A casualty loss is the damage, destruction, or loss of property caused by a sudden, unexpected, or unusual event. These events are not part of normal wear and tear and occur quickly.
Common causes include natural disasters, accidents, or criminal acts.
⚠️ Qualifying Events
To qualify as a casualty loss for tax purposes, the event must be all three of the following:
- Sudden – happens quickly (not over time)
- Unexpected – not anticipated or routine
- Unusual – not part of normal property use
Examples of Qualifying Events
- Hurricanes, floods, tornadoes, earthquakes
- Fires or explosions
- Vandalism or theft
- Vehicle accidents
- Government‑ordered demolition resulting from an unsafe condition caused by a disaster
🚫 Does NOT qualify:
- Gradual damage (termites, mold, erosion)
- Normal wear and tear
- Decline in property value without physical damage
🧾 Tax Treatment by Property Type
🔹 Personal‑Use Property (Home, Car, Personal Belongings)
Personal casualty losses are deductible only if caused by a federally declared disaster.

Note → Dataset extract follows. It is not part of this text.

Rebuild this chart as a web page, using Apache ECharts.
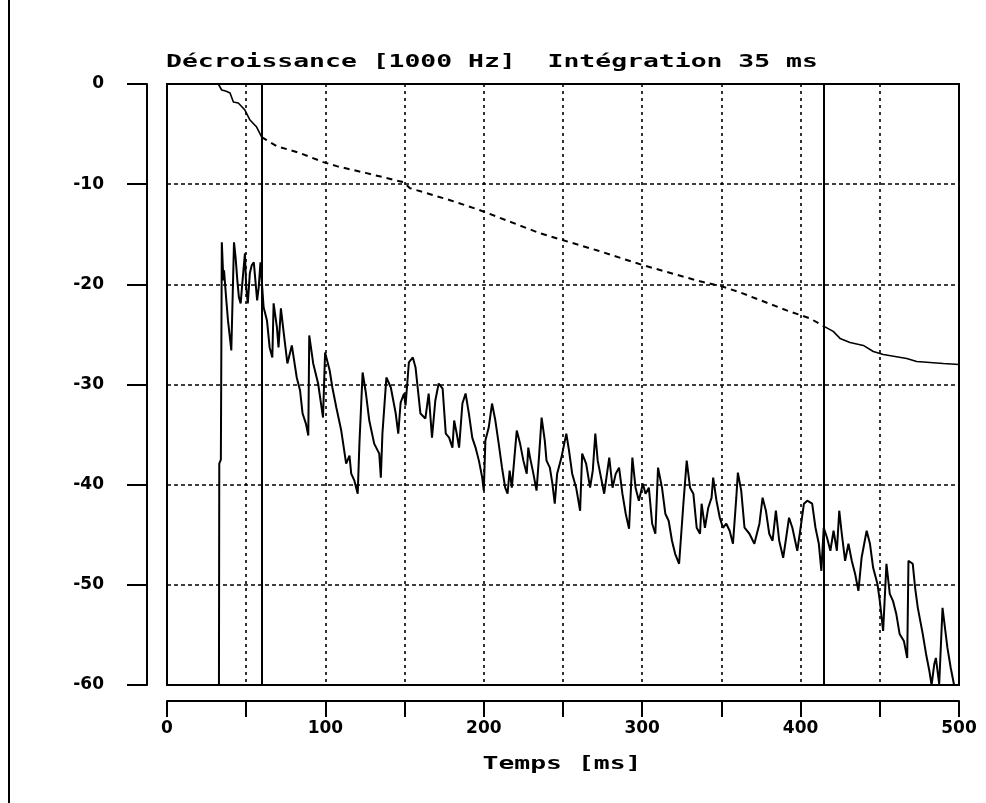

- Must itemize deductions unless claiming a qualified disaster loss
- Deduction is limited by:
- $100 reduction per event
- 10% of Adjusted Gross Income (AGI)
- Reported on Form 4684 and Schedule A
🔹 Business or Income‑Producing Property
Casualty losses involving business, rental, or income‑producing property are deductible under IRC Section 165.
- No $100 reduction
- No 10% of AGI limit
- Loss is generally:
- Adjusted basis of the property
- Minus insurance or other reimbursements
- Minus salvage value (if any)
Reported on Form 4684 and the applicable business schedule.
📉 How to Calculate a Casualty Loss
- Determine the fair market value (FMV) of the property before and after the event
- Calculate the decrease in FMV
- Compare the decrease in FMV to the adjusted basis
- Use the smaller of the two amounts
- Subtract insurance or other reimbursements
- Apply any applicable limits:
- $100 per event
- 10% of AGI (personal‑use property only)
🛠️ Example
A tornado damages a taxpayer’s personal residence.
- FMV before disaster: $250,000
- FMV after disaster: $150,000
- Decrease in FMV: $100,000
- Insurance reimbursement: $80,000
Casualty loss before limits: $100,000 − $80,000 = $20,000
If this is personal‑use property:
- Subtract $100 per event
- Subtract 10% of AGI
- The remaining amount may be deductible
📄 Special Rules for Qualified Disaster Losses
Certain federally declared disasters qualify for special tax relief.
For qualified disaster losses:
- Taxpayers may deduct the loss without itemizing
- A $500 per event reduction applies
- The 10% of AGI limitation does not apply
- Taxpayers may elect to claim the loss on the prior‑year return to receive refunds sooner
✅ These rules apply only to disasters specifically designated by the IRS.